Dalam sekejap mata lensa kamera membidik keberadaan gerombolan Yaki yang "sengaja" berkumpul menjumpai rombongan peserta pelatihan untuk diabadikan sebagai bahan dokumentasi dan pembuatan video.
Yaki si Monyet Hitam ini memakan jenis buah-buahan, daun, biji-bijian, bunga, hingga umbi-umbian. Mirisnya, beberapa ekor Yaki itu terlihat bergumul bersama botol kemasan sisa air minum yang dibawa manusia dan dibuang disitu.
Setelah puas mengabadikan keberadaan Yaki tersebut, petualangan pun berlanjut menyusuri rimbunnya pepohonan di TWA Batuputih, membelah jalan setapak yang telah di pavling blok menuju pantai berpasir hitam pekat, biasanya di tepian pantai pasirnya putih, namun disini (TWA Batuputih Bitung) pasirnya hitam, entah kenapa, silahkan cari sendiri ya guys!.
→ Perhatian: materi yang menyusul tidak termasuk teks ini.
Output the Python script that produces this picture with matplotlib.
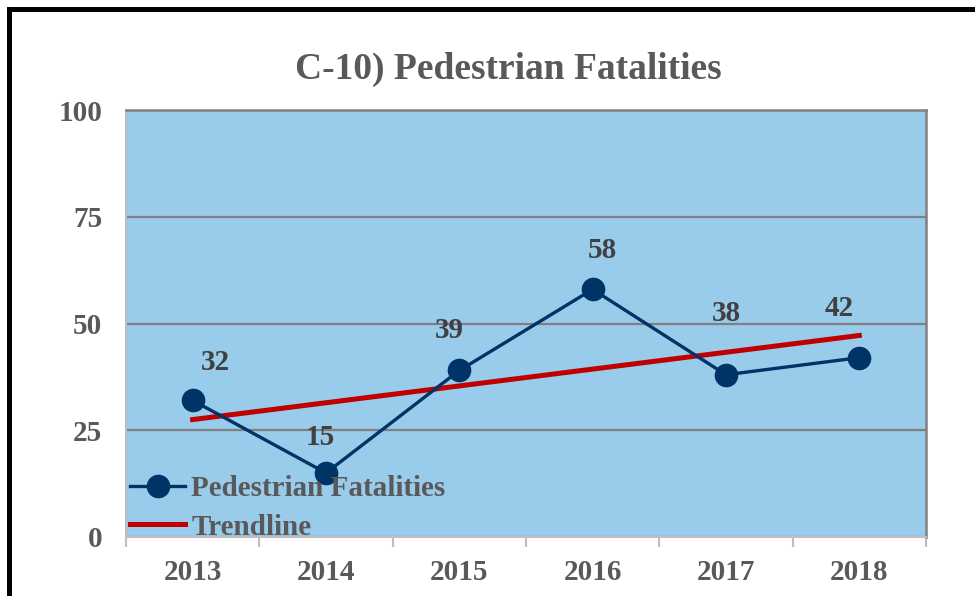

Yaki dan juga Tarsius endemik Sulawesi Utara ini merupakan satwa-satwa eksotis asli Indonesia yang terus mengalami berbagai ancaman. Mulai dari pemburu hingga perusakan habitat aslinya.
Sesuai Undang-Undang Republik Indonesia No. 5 Tahun 1990 tentang Konservasi Sumber Daya Alam Hayati dan Ekosistemnya. Dan Peraturan Pemerintah No. 7 Tahun 1999 tentang Pengawetan Jenis Tumbuhan dan Satwa, Yaki termasuk ke dalam salah satu satwa yang dilindungi. Dimana keberadaannya semakin langka, mengkhawatirkan, dan terancam punah. Menurut International Union for Conservation of Nature (IUCN) Yaki dalam status Critical Endagered (terancam punah).
Hal senada diatur dalam Peraturan MenLHK Republik Indonesia Nomor 20/Menlhk/Setjen/KUM.1/6/2018 Tentang Jenis Tumbuhan dan Satwa yang Dilindungi.
Selain dari pada itu, persoalan sampah masih menjadi bencana tahunan yang tidak boleh dianggap sepele lho bro.
Keindahan alam Indonesia memang terkenal hingga mancanegara, apalagi panorama Taman Wisata Alam Batuputih di Bitung ini. Sayangnya, tempat wisata alam satu ini bakal terancam rusak keindahan alamnya. Salah satu penyebabnya ditemukannya sisa-sisa sampah yang ditinggalkan pengunjung itu sendiri. Atau boleh jadi sampah itu terbawa arus ombak laut. Entahlah, apapun alasannya sampah masih menjadi permasalahan klasik yang tak pernah berujung.
Sangat disayangkan apabila melancong ke Taman Wisata Alam Batuputih yang sudah tercipta begitu indah malah harus rusak karena ulah tangan manusia?
Sebagaimana diketahui selama ini masyarakat memproses sampah dengan cara dibakar. Cara konvensional ini justeru membahayakan dan menimbulkan kandungan dioksin sehingga bisa meracuni ekosistem sekitar TWA Batuputih serta membahayakan kesehatan manusia dan primata Macaca Nigra.
Harapannya, TWA Batuputih di Bitung dapat dikelola dengan baik, bukan hanya konservasinya saja tapi permasalahan sampah harus menjadi prioritas sehingga meminimalisir keberadaan sampah, khususnya jenis plastik, styrofoam, botol kaca hingga kaleng.
Sehingga sampah tidak menjadi musibah melainkan menjadi berkah bagi orang-orang yang berfikir.